Written problem ->
Copy only what lies from the line containing "Give me the Altair source for this chart." through the line containing "return (px - CAT_X0) / CAT_STEP" in the entries below, keeping both end lines exact and dropping every picture.
-------
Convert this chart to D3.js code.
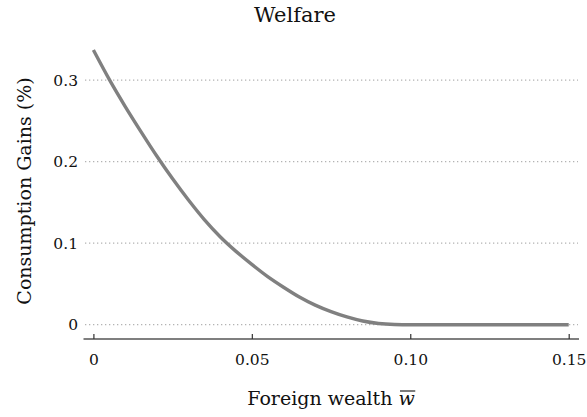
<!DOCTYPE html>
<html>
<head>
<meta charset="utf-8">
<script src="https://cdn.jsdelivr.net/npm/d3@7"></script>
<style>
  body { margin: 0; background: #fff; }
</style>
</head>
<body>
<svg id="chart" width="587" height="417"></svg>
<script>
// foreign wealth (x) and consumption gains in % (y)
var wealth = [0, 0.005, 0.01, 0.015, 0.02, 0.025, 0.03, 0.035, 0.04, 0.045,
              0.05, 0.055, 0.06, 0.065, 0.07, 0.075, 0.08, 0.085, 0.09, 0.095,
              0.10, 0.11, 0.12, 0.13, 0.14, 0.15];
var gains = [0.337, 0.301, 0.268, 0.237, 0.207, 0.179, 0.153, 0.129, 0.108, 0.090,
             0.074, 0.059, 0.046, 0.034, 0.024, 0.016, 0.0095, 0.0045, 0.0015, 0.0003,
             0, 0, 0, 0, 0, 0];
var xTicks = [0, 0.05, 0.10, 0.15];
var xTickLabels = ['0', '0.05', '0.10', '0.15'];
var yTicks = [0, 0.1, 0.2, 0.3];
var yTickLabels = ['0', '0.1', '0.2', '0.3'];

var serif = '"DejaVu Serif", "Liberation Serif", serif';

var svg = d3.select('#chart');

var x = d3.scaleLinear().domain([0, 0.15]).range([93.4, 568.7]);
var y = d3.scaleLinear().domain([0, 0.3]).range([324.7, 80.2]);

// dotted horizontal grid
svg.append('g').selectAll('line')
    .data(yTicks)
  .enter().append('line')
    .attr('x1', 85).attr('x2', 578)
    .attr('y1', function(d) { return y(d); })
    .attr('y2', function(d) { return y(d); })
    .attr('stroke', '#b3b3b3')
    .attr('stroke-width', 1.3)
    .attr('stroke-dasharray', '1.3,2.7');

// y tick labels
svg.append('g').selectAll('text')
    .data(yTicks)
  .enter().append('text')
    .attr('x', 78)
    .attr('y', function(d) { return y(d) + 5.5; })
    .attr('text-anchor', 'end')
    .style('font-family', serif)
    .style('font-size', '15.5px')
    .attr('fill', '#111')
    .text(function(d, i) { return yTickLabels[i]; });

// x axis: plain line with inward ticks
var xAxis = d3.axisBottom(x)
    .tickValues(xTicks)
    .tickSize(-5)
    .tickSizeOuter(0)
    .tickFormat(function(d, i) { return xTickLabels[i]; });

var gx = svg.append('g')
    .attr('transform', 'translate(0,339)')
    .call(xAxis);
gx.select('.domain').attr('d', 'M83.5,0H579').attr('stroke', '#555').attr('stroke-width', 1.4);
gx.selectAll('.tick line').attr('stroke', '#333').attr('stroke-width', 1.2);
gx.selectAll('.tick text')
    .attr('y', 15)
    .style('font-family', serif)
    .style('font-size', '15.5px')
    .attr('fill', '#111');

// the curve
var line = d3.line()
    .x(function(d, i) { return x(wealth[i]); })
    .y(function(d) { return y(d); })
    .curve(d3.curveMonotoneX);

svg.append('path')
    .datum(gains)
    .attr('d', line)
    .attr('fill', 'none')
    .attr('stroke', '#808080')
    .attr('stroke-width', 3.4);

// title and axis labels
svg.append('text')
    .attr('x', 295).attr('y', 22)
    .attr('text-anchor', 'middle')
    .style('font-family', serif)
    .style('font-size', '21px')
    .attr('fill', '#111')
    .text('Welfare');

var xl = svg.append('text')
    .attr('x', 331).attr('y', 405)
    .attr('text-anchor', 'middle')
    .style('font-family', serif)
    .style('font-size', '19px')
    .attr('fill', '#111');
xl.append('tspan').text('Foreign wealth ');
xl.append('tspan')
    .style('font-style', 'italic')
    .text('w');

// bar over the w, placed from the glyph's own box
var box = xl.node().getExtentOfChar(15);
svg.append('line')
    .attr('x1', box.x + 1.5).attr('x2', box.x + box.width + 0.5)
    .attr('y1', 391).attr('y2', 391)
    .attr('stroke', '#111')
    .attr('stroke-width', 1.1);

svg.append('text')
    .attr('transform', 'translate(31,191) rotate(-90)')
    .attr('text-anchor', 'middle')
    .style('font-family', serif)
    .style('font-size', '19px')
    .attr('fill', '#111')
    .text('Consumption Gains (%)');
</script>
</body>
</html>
-------
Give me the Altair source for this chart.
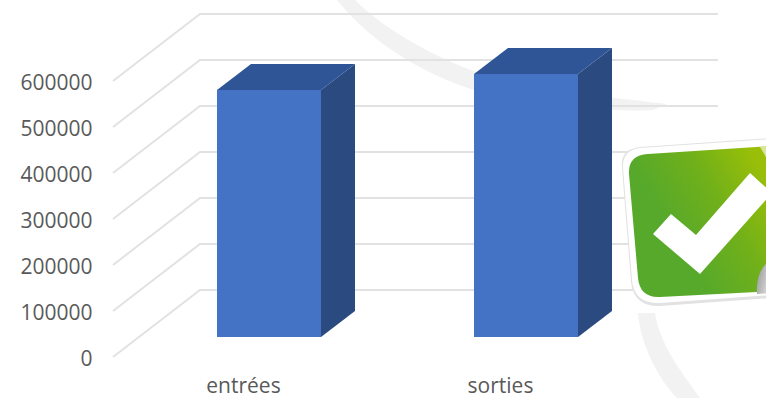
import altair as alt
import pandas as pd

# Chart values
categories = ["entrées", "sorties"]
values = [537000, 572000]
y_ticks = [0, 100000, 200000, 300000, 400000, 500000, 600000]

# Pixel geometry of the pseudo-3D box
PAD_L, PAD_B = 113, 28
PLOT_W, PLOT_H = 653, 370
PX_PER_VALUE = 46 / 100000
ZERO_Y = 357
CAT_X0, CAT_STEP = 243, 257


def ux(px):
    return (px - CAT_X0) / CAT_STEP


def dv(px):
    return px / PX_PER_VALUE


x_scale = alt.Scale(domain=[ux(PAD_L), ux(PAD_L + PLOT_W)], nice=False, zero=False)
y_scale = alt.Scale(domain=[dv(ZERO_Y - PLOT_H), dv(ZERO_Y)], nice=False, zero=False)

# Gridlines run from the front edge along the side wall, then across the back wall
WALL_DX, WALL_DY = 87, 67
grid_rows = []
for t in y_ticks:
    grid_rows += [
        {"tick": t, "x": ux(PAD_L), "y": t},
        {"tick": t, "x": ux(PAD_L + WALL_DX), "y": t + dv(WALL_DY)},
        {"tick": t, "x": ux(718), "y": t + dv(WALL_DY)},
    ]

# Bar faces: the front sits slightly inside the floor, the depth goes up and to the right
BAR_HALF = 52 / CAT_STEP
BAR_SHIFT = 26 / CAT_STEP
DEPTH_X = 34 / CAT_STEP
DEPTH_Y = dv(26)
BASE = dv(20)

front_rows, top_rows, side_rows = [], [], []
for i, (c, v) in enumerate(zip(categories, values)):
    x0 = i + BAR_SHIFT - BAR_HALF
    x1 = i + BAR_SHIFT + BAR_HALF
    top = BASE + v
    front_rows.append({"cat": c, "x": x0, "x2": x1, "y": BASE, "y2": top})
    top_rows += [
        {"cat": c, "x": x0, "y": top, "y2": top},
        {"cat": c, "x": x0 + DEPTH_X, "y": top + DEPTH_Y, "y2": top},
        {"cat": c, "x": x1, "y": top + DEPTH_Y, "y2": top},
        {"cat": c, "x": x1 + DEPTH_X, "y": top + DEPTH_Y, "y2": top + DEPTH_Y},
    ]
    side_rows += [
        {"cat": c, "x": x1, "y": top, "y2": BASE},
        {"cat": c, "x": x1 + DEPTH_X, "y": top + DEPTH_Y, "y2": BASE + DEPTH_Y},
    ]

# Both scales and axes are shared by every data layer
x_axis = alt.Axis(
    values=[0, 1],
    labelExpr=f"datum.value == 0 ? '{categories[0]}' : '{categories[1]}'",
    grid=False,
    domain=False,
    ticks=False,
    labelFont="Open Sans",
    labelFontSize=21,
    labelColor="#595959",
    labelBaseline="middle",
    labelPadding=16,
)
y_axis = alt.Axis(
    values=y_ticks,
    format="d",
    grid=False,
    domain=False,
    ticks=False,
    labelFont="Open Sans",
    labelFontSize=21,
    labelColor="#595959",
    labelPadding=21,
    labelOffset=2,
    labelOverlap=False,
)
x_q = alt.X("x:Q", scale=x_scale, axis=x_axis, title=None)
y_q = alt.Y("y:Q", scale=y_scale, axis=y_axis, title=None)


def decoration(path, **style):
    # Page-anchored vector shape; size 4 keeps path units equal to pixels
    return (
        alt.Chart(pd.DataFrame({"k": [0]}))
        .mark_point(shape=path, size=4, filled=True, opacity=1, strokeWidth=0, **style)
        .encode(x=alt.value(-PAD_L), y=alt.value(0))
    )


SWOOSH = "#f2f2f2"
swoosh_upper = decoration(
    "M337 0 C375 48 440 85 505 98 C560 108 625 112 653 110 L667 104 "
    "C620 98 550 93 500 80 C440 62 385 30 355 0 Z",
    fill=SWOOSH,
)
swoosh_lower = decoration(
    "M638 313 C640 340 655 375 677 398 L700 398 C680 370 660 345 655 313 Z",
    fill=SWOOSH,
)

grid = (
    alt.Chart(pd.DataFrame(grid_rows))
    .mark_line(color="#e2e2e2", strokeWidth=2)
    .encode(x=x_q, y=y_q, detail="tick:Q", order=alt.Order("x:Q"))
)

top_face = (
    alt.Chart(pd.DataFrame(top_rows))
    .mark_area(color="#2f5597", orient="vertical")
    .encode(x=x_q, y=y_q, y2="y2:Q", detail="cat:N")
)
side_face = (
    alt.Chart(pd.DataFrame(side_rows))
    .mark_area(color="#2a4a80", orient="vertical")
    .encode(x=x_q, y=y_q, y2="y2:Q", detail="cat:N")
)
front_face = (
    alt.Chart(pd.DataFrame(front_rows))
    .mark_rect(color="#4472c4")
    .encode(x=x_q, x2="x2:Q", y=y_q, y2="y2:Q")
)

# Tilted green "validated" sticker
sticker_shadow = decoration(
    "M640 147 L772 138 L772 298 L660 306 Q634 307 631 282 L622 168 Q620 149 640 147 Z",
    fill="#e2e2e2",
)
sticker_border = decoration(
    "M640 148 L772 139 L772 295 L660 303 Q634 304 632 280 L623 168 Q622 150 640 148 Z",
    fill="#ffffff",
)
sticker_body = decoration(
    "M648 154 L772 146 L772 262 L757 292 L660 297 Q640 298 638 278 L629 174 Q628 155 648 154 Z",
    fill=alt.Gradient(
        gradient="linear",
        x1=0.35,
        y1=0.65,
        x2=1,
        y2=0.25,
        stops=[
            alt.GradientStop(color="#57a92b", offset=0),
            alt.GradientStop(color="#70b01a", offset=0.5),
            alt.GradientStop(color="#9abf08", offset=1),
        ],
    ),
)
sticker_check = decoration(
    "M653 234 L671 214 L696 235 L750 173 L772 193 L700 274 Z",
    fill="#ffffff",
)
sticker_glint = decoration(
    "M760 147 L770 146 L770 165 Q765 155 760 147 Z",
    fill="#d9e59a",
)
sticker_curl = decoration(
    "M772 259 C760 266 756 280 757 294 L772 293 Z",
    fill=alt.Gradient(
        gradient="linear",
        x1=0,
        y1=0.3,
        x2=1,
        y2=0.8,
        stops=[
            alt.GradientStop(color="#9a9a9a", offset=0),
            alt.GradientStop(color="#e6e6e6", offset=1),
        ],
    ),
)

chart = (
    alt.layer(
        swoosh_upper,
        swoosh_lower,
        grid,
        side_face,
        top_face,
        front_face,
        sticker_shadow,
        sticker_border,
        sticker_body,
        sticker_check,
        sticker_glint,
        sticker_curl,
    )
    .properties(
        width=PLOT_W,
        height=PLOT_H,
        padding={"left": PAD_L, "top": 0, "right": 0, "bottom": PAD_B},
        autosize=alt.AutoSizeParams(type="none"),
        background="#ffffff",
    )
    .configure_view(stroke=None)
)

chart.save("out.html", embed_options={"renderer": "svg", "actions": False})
-------
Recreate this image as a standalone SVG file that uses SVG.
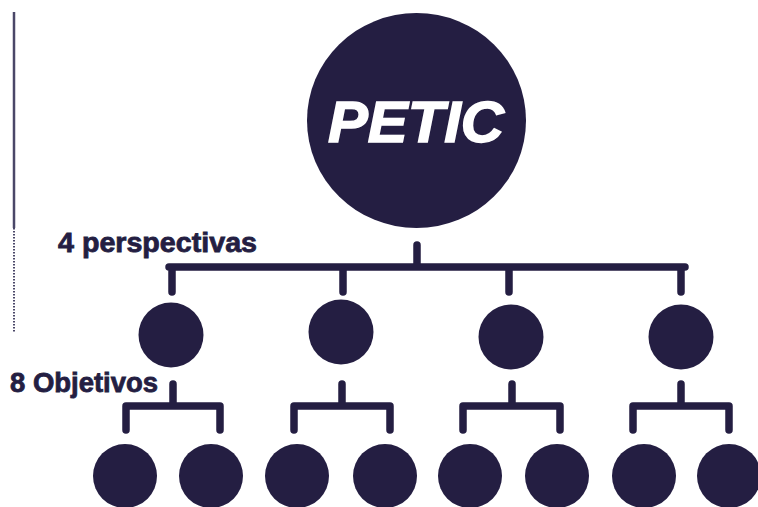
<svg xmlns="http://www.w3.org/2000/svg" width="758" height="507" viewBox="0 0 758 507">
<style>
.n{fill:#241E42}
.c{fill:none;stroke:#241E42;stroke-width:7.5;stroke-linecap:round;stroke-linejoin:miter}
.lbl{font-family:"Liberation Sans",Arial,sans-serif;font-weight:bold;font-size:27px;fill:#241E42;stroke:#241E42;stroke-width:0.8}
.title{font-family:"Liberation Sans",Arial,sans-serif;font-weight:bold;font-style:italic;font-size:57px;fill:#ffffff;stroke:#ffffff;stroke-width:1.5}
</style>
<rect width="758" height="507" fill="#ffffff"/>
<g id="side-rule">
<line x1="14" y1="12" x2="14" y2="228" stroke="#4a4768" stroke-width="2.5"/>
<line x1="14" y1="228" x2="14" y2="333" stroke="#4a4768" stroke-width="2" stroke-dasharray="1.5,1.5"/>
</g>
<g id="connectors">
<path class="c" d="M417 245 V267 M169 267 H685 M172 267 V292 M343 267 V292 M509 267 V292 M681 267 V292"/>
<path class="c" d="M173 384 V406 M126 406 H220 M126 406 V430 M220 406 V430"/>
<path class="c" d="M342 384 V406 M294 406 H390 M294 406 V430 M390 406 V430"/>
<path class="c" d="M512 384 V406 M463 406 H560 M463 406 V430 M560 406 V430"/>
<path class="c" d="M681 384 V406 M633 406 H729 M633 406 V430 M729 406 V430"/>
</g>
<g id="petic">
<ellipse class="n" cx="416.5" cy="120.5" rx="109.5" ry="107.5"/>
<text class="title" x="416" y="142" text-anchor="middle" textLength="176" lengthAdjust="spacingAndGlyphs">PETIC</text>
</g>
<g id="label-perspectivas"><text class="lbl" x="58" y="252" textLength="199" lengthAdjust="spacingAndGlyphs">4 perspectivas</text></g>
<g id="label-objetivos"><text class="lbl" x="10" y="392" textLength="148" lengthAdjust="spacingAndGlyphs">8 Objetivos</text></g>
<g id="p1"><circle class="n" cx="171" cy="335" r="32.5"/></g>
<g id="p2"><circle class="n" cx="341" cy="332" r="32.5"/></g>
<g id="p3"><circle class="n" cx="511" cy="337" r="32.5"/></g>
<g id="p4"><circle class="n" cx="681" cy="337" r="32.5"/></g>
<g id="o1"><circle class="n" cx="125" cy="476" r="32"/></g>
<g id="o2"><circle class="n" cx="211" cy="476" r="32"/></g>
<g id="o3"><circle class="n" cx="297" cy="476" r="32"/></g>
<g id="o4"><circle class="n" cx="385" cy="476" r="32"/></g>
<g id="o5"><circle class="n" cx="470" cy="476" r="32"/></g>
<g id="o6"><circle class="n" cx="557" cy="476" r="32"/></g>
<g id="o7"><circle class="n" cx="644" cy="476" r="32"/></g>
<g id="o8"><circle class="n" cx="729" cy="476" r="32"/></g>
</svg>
-------
Output ->
Give me the Altair source for this chart.
import altair as alt
import pandas as pd

# Chart values
categories = ["entrées", "sorties"]
values = [537000, 572000]
y_ticks = [0, 100000, 200000, 300000, 400000, 500000, 600000]

# Pixel geometry of the pseudo-3D box
PAD_L, PAD_B = 113, 28
PLOT_W, PLOT_H = 653, 370
PX_PER_VALUE = 46 / 100000
ZERO_Y = 357
CAT_X0, CAT_STEP = 243, 257


def ux(px):
    return (px - CAT_X0) / CAT_STEP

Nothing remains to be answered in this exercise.